To Adams, who, like Hay, had seen a dozen acquaintances
struggling with the same enemies, the question had scarcely the
interest of a new study. He had said all he had to say about it
in a dozen or more volumes relating to the politics of a hundred
years before. To him, the spectacle was so familiar as to be
humorous. The intrigue was too open to be interesting. The
interference of the German and Russian legations, and of the
Clan-na-Gael, with the press and the Senate was innocently
undisguised. The charming Russian Minister, Count Cassini, the
ideal of diplomatic manners and training, let few days pass
without appealing through the press to the public against the
government.

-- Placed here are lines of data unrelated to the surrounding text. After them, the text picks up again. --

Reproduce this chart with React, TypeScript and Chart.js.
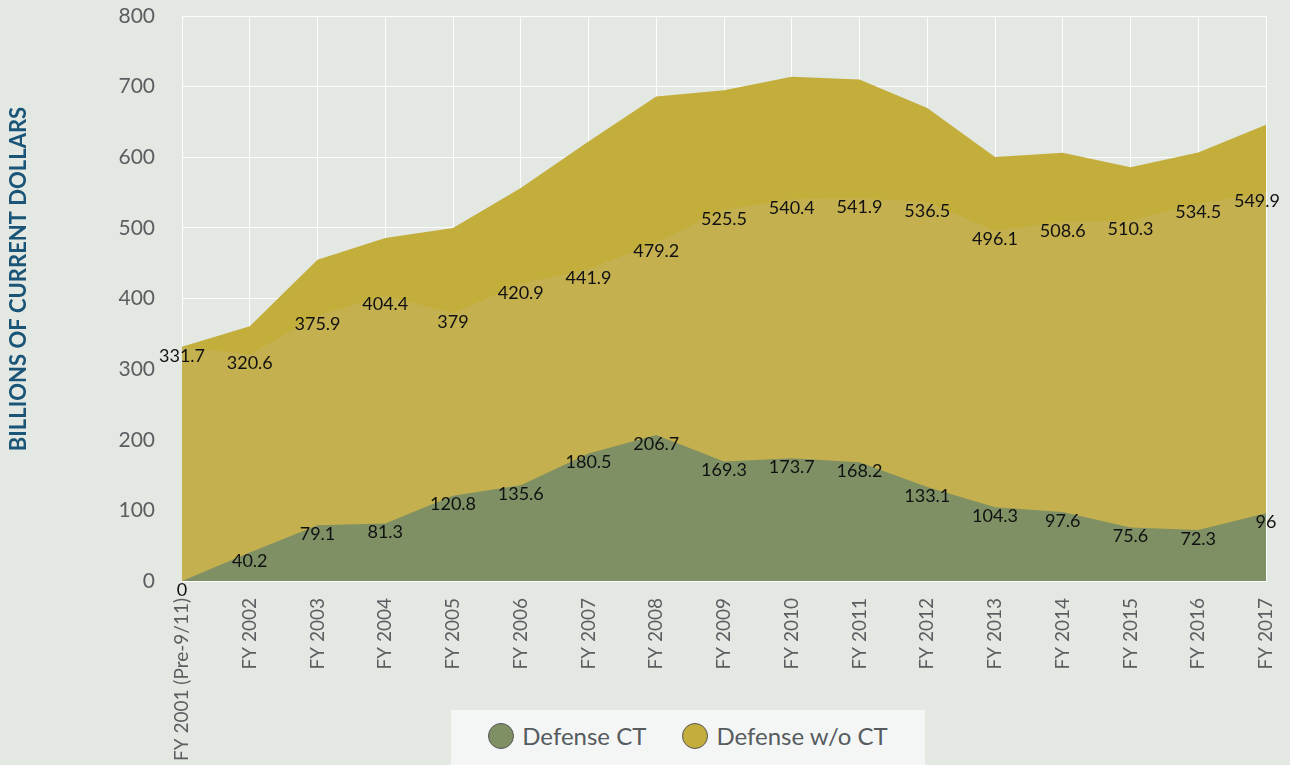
import React, { useEffect, useRef } from 'react';
import { Chart, registerables } from 'chart.js';

Chart.register(...registerables);

const categories = [
  'FY 2001 (Pre-9/11)', 'FY 2002', 'FY 2003', 'FY 2004', 'FY 2005', 'FY 2006',
  'FY 2007', 'FY 2008', 'FY 2009', 'FY 2010', 'FY 2011', 'FY 2012', 'FY 2013',
  'FY 2014', 'FY 2015', 'FY 2016', 'FY 2017',
];
const defenseCT = [0, 40.2, 79.1, 81.3, 120.8, 135.6, 180.5, 206.7, 169.3, 173.7, 168.2, 133.1, 104.3, 97.6, 75.6, 72.3, 96];
const defenseWithoutCT = [331.7, 320.6, 375.9, 404.4, 379, 420.9, 441.9, 479.2, 525.5, 540.4, 541.9, 536.5, 496.1, 508.6, 510.3, 534.5, 549.9];
const yMin = 0;
const yMax = 800;
const yStep = 100;
const yTitle = 'BILLIONS OF CURRENT DOLLARS';
const seriesNames = ['Defense CT', 'Defense w/o CT'];

const FONT = 'Lato, "Open Sans", sans-serif';
const BG = '#e3e8e3';
const GREEN = '#7f9065';
const YELLOW = '#c3ae3c';
const YELLOW_LIGHT = '#c4b04e';
const GRID = 'rgba(255,255,255,0.9)';
const TICK = '#5b5e60';
const TITLE_COLOR = '#1a5577';

const overlayPlugin = {
  id: 'overlay',
  afterDraw(chart: any) {
    const ctx = chart.ctx as CanvasRenderingContext2D;
    // axis title
    ctx.save();
    ctx.translate(19, 279);
    ctx.rotate(-Math.PI / 2);
    ctx.font = `bold 22px ${FONT}`;
    ctx.fillStyle = TITLE_COLOR;
    ctx.textAlign = 'center';
    ctx.textBaseline = 'middle';
    ctx.fillText(yTitle, 0, 0);
    ctx.restore();

    // data labels
    ctx.save();
    ctx.font = `18px ${FONT}`;
    ctx.fillStyle = '#111111';
    ctx.textAlign = 'center';
    ctx.textBaseline = 'middle';
    const maxRight = chart.width - 10;
    const drawFor = (dsIndex: number, values: number[]) => {
      const meta = chart.getDatasetMeta(dsIndex);
      meta.data.forEach((pt: any, i: number) => {
        const text = String(values[i]);
        const w = ctx.measureText(text).width;
        let x = pt.x;
        if (x + w / 2 > maxRight) x = maxRight - w / 2;
        ctx.fillText(text, x, pt.y + 9);
      });
    };
    drawFor(0, defenseCT);
    drawFor(1, defenseWithoutCT);
    ctx.restore();
  },
};

const zeroPadding = (s: any) => {
  s.paddingTop = 0;
  s.paddingBottom = 0;
  s.paddingLeft = 0;
  s.paddingRight = 0;
};

export default function App() {
  const ref = useRef<HTMLCanvasElement>(null);

  useEffect(() => {
    if (!ref.current) return;
    const chart = new Chart(ref.current, {
      type: 'line',
      data: {
        labels: categories,
        datasets: [
          {
            label: seriesNames[0],
            data: defenseCT,
            backgroundColor: GREEN,
            borderColor: 'transparent',
            borderWidth: 0,
            pointRadius: 0,
            fill: 'origin',
            stack: 'total',
            tension: 0,
          },
          {
            label: seriesNames[1] + ' (base)',
            data: defenseWithoutCT,
            backgroundColor: YELLOW_LIGHT,
            borderColor: 'transparent',
            borderWidth: 0,
            pointRadius: 0,
            fill: 'origin',
            stack: 'base',
            tension: 0,
          },
          {
            label: seriesNames[1],
            data: defenseWithoutCT,
            backgroundColor: YELLOW,
            borderColor: 'transparent',
            borderWidth: 0,
            pointRadius: 0,
            fill: 'origin',
            stack: 'total',
            tension: 0,
          },
        ],
      },
      options: {
        responsive: false,
        animation: false,
        devicePixelRatio: 1,
        layout: { padding: { top: 16, right: 24, left: 0, bottom: 0 } },
        plugins: {
          legend: { display: false },
          tooltip: { enabled: false },
        },
        scales: {
          x: {
            z: 1,
            grid: { color: GRID, drawTicks: false, lineWidth: 1 },
            border: { color: GRID },
            ticks: {
              autoSkip: false,
              maxRotation: 90,
              minRotation: 90,
              padding: 17,
              color: TICK,
              font: { family: FONT, size: 19 },
            },
            afterFit: (s: any) => { s.height = 184; zeroPadding(s); },
          },
          y: {
            z: 1,
            stacked: true,
            min: yMin,
            max: yMax,
            grid: { color: GRID, drawTicks: false, lineWidth: 1 },
            border: { color: GRID },
            ticks: {
              stepSize: yStep,
              padding: 27,
              color: TICK,
              font: { family: FONT, size: 21 },
            },
            afterFit: (s: any) => { s.width = 182; zeroPadding(s); },
          },
        },
      } as any,
      plugins: [overlayPlugin],
    });
    return () => chart.destroy();
  }, []);

  return (
    <div style={{ position: 'fixed', left: 0, top: 0, width: 1290, height: 765, background: BG, overflow: 'hidden' }}>
      <canvas ref={ref} width={1290} height={765} style={{ display: 'block', width: 1290, height: 765 }} />
      <div
        style={{
          position: 'absolute', left: 451, top: 710, width: 474, height: 60,
          background: '#f4f6f5', display: 'flex', alignItems: 'center', justifyContent: 'center',
          fontFamily: FONT, fontSize: 24, color: '#565b5e', paddingBottom: 9, boxSizing: 'border-box',
        }}
      >
        {[GREEN, YELLOW].map((c, i) => (
          <div key={i} style={{ display: 'flex', alignItems: 'center', marginLeft: i === 0 ? 0 : 36 }}>
            <span style={{ display: 'inline-block', width: 24, height: 24, borderRadius: '50%', background: c, border: '1px solid #555', marginRight: 8 }} />
            <span>{seriesNames[i]}</span>
          </div>
        ))}
      </div>
    </div>
  );
}
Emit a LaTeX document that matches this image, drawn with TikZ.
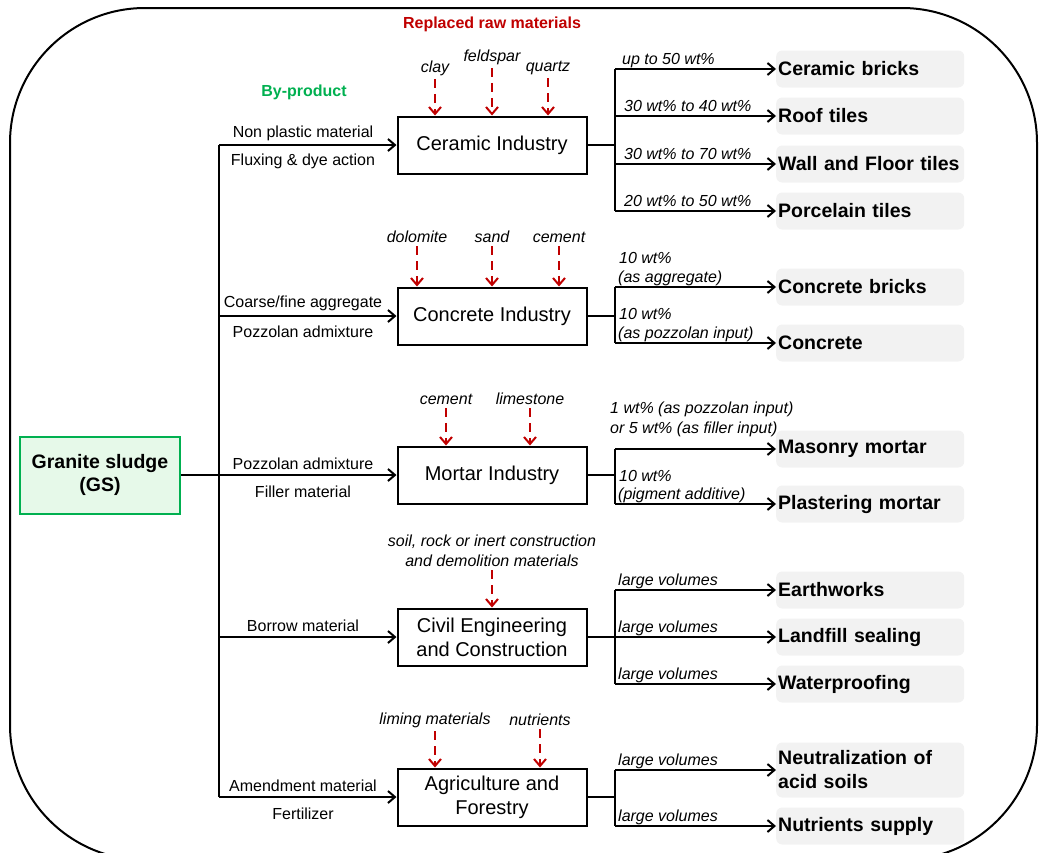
\documentclass[tikz,border=0pt]{standalone}
\usepackage{fontspec}
\setmainfont{Liberation Sans}
\usetikzlibrary{arrows.meta, positioning}
\definecolor{RawRed}{RGB}{192, 0, 0}
\definecolor{ByGreen}{RGB}{0, 176, 80}
\definecolor{SludgeFill}{RGB}{230, 249, 233}
\definecolor{OutGray}{RGB}{242, 242, 242}

\tikzset{
  plain/.style={line width=2pt},
  flow/.style={line width=2pt, -{Straight Barb[length=7pt, width=12pt]}},
  raw/.style={RawRed, line width=2pt, dash pattern=on 9pt off 6pt, -{Straight Barb[length=7pt, width=12pt]}},
  industry/.style={draw, line width=2pt, minimum width=189pt, minimum height=57pt, align=center, font=\fontsize{20}{24}\selectfont},
  product/.style={fill=OutGray, rounded corners=6pt, anchor=west, minimum height=37pt, text width=184pt, inner xsep=2pt, align=left, font=\fontsize{19.5}{24}\selectfont\bfseries},
  rawlbl/.style={font=\fontsize{16}{20}\selectfont\itshape, align=center},
  share/.style={font=\fontsize{16}{19}\selectfont\itshape, anchor=base west, inner sep=0pt},
  use/.style={font=\fontsize{16}{19}\selectfont},
}

\begin{document}
\begin{tikzpicture}[x=1pt, y=-1pt]
    \clip (0,0) rectangle (1039,852);
    % Frame
    \draw[line width=2pt, rounded corners=135pt] (10,8) rectangle (1037,860);

    % Headings
    \node[font=\fontsize{16}{19}\selectfont\bfseries, text=RawRed] (hraw) at (492,24) {Replaced raw materials};
    \node[font=\fontsize{16}{19}\selectfont\bfseries, text=ByGreen] (hby) at (304,92) {By-product};

    % Granite sludge
    \node[draw=ByGreen, fill=SludgeFill, line width=2pt, minimum width=160pt, minimum height=77pt, align=center, font=\fontsize{19.5}{23}\selectfont\bfseries] (gs) at (100,475) {Granite sludge\\(GS)};

    % Industries
    \node[industry] (ceramic) at (492,145) {Ceramic Industry};
    \node[industry] (concrete) at (492,316) {Concrete Industry};
    \node[industry] (mortar) at (492,475) {Mortar Industry};
    \node[industry] (civil) at (492,637) {Civil Engineering\\and Construction};
    \node[industry] (agri) at (492,797) {Agriculture and\\Forestry};

    % By-product lines
    \coordinate (trunk) at (219,0);
    \draw[flow] (gs) -- (mortar);
    \draw[plain] (trunk |- ceramic) -- (trunk |- agri);
    \foreach \ind in {ceramic, concrete, civil, agri}
      \draw[flow] (trunk |- \ind) -- (\ind);

    \node[use] (u1) at (303,133) {Non plastic material};
    \node[use] (u2) at (303,161) {Fluxing \& dye action};
    \node[use] (u3) at (303,303) {Coarse/fine aggregate};
    \node[use] (u4) at (303,332) {Pozzolan admixture};
    \node[use] (u5) at (303,464) {Pozzolan admixture};
    \node[use] (u6) at (303,492) {Filler material};
    \node[use] (u7) at (303,626) {Borrow material};
    \node[use] (u8) at (303,786) {Amendment material};
    \node[use] (u9) at (303,814) {Fertilizer};

    % Replaced raw materials
    \node[rawlbl] (clay) at (435,68) {clay};
    \node[rawlbl] (feld) at (492,57) {feldspar};
    \node[rawlbl] (quartz) at (548,68) {quartz};
    \foreach \r in {clay, feld, quartz}
      \draw[raw] (\r.south) -- (\r.south |- ceramic.north);

    \node[rawlbl] (dolo) at (417,237) {dolomite};
    \node[rawlbl] (sand) at (492,237) {sand};
    \node[rawlbl] (cem1) at (559,237) {cement};
    \foreach \r in {dolo, sand, cem1}
      \draw[raw] (\r.south) -- (\r.south |- concrete.north);

    \node[rawlbl] (cem2) at (446,399) {cement};
    \node[rawlbl] (lime) at (530,399) {limestone};
    \foreach \r in {cem2, lime}
      \draw[raw] (\r.south) -- (\r.south |- mortar.north);

    \node[rawlbl] (soil) at (492,551) {soil, rock or inert construction\\and demolition materials};
    \draw[raw] (soil.south) -- (soil.south |- civil.north);

    \node[rawlbl] (liming) at (435,720) {liming materials};
    \node[rawlbl] (nutri) at (540,720) {nutrients};
    \foreach \r in {liming, nutri}
      \draw[raw] (\r.south) -- (\r.south |- agri.north);

    % Products
    \coordinate (br) at (615,0);

    \node[product] (cbrick) at (776,69) {Ceramic bricks};
    \node[product] (roof) at (776,116) {Roof tiles};
    \node[product] (wall) at (776,164) {Wall and Floor tiles};
    \node[product] (porc) at (776,211) {Porcelain tiles};
    \draw[plain] (ceramic.east) -- (br |- ceramic.east);
    \draw[plain] (br |- cbrick) -- (br |- porc);
    \foreach \p in {cbrick, roof, wall, porc}
      \draw[flow] (br |- \p) -- (\p);
    \node[share] at (622,64) {up to 50 wt\%};
    \node[share] at (624,111) {30 wt\% to 40 wt\%};
    \node[share] at (624,159) {30 wt\% to 70 wt\%};
    \node[share] at (624,206) {20 wt\% to 50 wt\%};

    \node[product] (cbr) at (776,287) {Concrete bricks};
    \node[product] (conc) at (776,343) {Concrete};
    \draw[plain] (concrete.east) -- (br |- concrete.east);
    \draw[plain] (br |- cbr) -- (br |- conc);
    \foreach \p in {cbr, conc}
      \draw[flow] (br |- \p) -- (\p);
    \node[share] at (619,263) {10 wt\%};
    \node[share] at (618,282) {(as aggregate)};
    \node[share] at (619,319) {10 wt\%};
    \node[share] at (618,338) {(as pozzolan input)};

    \node[product] (mason) at (776,449) {Masonry mortar};
    \node[product] (plaster) at (776,504) {Plastering mortar};
    \draw[plain] (mortar.east) -- (br |- mortar.east);
    \draw[plain] (br |- mason) -- (br |- plaster);
    \foreach \p in {mason, plaster}
      \draw[flow] (br |- \p) -- (\p);
    \node[share] at (610,413) {1 wt\% (as pozzolan input)};
    \node[share] at (610,433) {or 5 wt\% (as filler input)};
    \node[share] at (619,481) {10 wt\%};
    \node[share] at (618,499) {(pigment additive)};

    \node[product] (earth) at (776,590) {Earthworks};
    \node[product] (landf) at (776,637) {Landfill sealing};
    \node[product] (water) at (776,684) {Waterproofing};
    \draw[plain] (civil.east) -- (br |- civil.east);
    \draw[plain] (br |- earth) -- (br |- water);
    \foreach \p in {earth, landf, water}
      \draw[flow] (br |- \p) -- (\p);
    \node[share] at (618,585) {large volumes};
    \node[share] at (618,632) {large volumes};
    \node[share] at (618,679) {large volumes};

    \node[product, minimum height=55pt] (neutr) at (776,770) {Neutralization of\\acid soils};
    \node[product] (nsup) at (776,826) {Nutrients supply};
    \draw[plain] (agri.east) -- (br |- agri.east);
    \draw[plain] (br |- neutr) -- (br |- nsup);
    \foreach \p in {neutr, nsup}
      \draw[flow] (br |- \p) -- (\p);
    \node[share] at (618,765) {large volumes};
    \node[share] at (618,821) {large volumes};
\end{tikzpicture}
\end{document}
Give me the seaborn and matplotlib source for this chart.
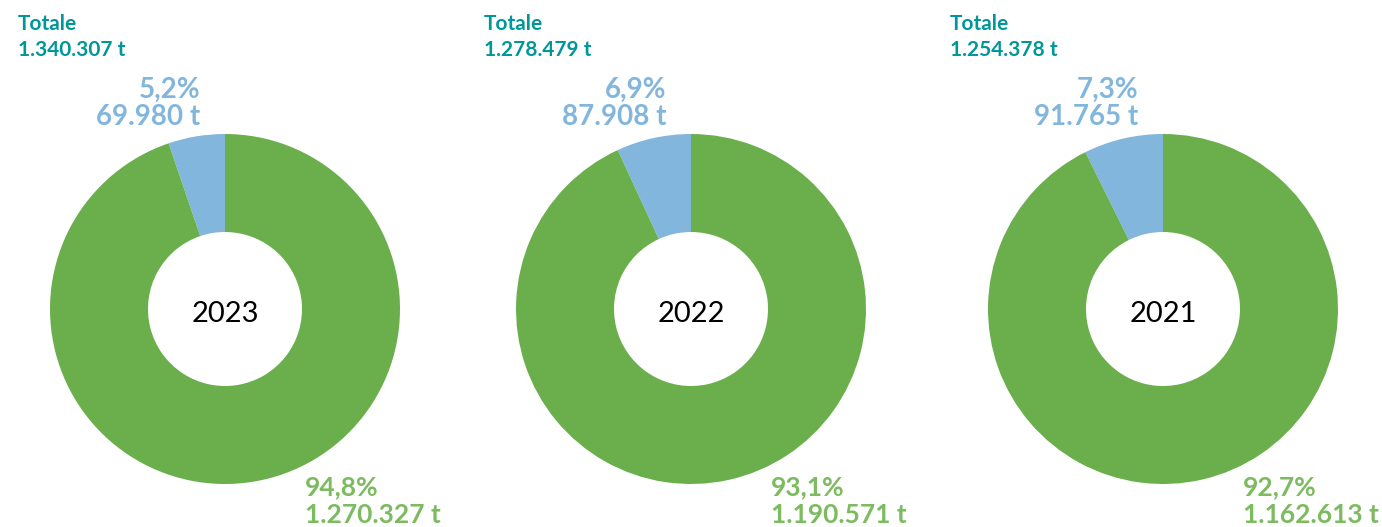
import matplotlib
matplotlib.use('Agg')
import matplotlib.pyplot as plt
import seaborn as sns

# Data
years = ['2023', '2022', '2021']
green_values = [1270327, 1190571, 1162613]
blue_values = [69980, 87908, 91765]
totals = [1340307, 1278479, 1254378]

GREEN = '#6aaf4c'
BLUE = '#82b6dc'
TEAL = '#00969a'
GREEN_TXT = '#7dbb60'
BLUE_TXT = '#82b6dc'

sns.set_theme(style='white')
plt.rcParams['font.family'] = ['Lato', 'DejaVu Sans']

W, H = 1382, 527
fig = plt.figure(figsize=(W / 100, H / 100), dpi=100)


def fx(x):
    return x / W


def fy(y):
    return 1 - y / H


def fmt_t(v):
    return f'{v:,}'.replace(',', '.') + ' t'


def fmt_pct(v, tot):
    return f'{100 * v / tot:.1f}'.replace('.', ',') + '%'


centers = [225, 691, 1163]
totale_x = [18, 484, 950]
cy = 309
r_out, r_in = 175, 77

for i, year in enumerate(years):
    cx = centers[i]
    ax = fig.add_axes([fx(cx - r_out), fy(cy + r_out), 2 * r_out / W, 2 * r_out / H])
    ax.pie([blue_values[i], green_values[i]], colors=[BLUE, GREEN], startangle=90,
           counterclock=True, radius=1,
           wedgeprops=dict(width=(r_out - r_in) / r_out, linewidth=0))
    ax.set_xlim(-1, 1)
    ax.set_ylim(-1, 1)
    ax.set_aspect('equal')
    ax.axis('off')
    ax.text(0, -0.03, year, ha='center', va='center', fontsize=21, color='black')

    # total
    fig.text(fx(totale_x[i]), fy(24), 'Totale', ha='left', va='center',
             fontsize=15, fontweight='bold', color=TEAL)
    fig.text(fx(totale_x[i]), fy(50), fmt_t(totals[i]), ha='left', va='center',
             fontsize=15, fontweight='bold', color=TEAL)

    # blue label
    fig.text(fx(cx - 25), fy(90), fmt_pct(blue_values[i], totals[i]), ha='right',
             va='center', fontsize=20, fontweight='bold', color=BLUE_TXT)
    fig.text(fx(cx - 25), fy(117), fmt_t(blue_values[i]), ha='right',
             va='center', fontsize=20, fontweight='bold', color=BLUE_TXT)

    # green label
    fig.text(fx(cx + 80), fy(487), fmt_pct(green_values[i], totals[i]), ha='left',
             va='center', fontsize=19, fontweight='bold', color=GREEN_TXT)
    fig.text(fx(cx + 80), fy(515), fmt_t(green_values[i]), ha='left',
             va='center', fontsize=19, fontweight='bold', color=GREEN_TXT)

fig.savefig('out.png', dpi=100)
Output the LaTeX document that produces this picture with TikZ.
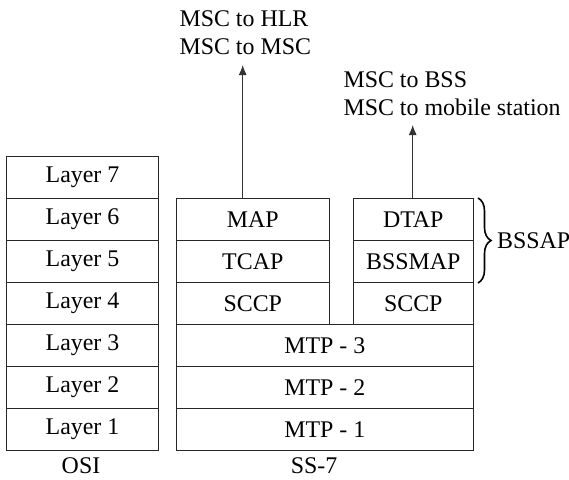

The German Minister, Von Holleben, more cautiously
did the same thing, and of course every whisper of theirs was
brought instantly to the Department. These three forces, acting
with the regular opposition and the natural obstructionists,
could always stop action in the Senate. The fathers had intended
to neutralize the energy of government and had succeeded, but
their machine was never meant to do the work of a twenty-million
horse-power society in the twentieth century, where much work
needed to be quickly and efficiently done.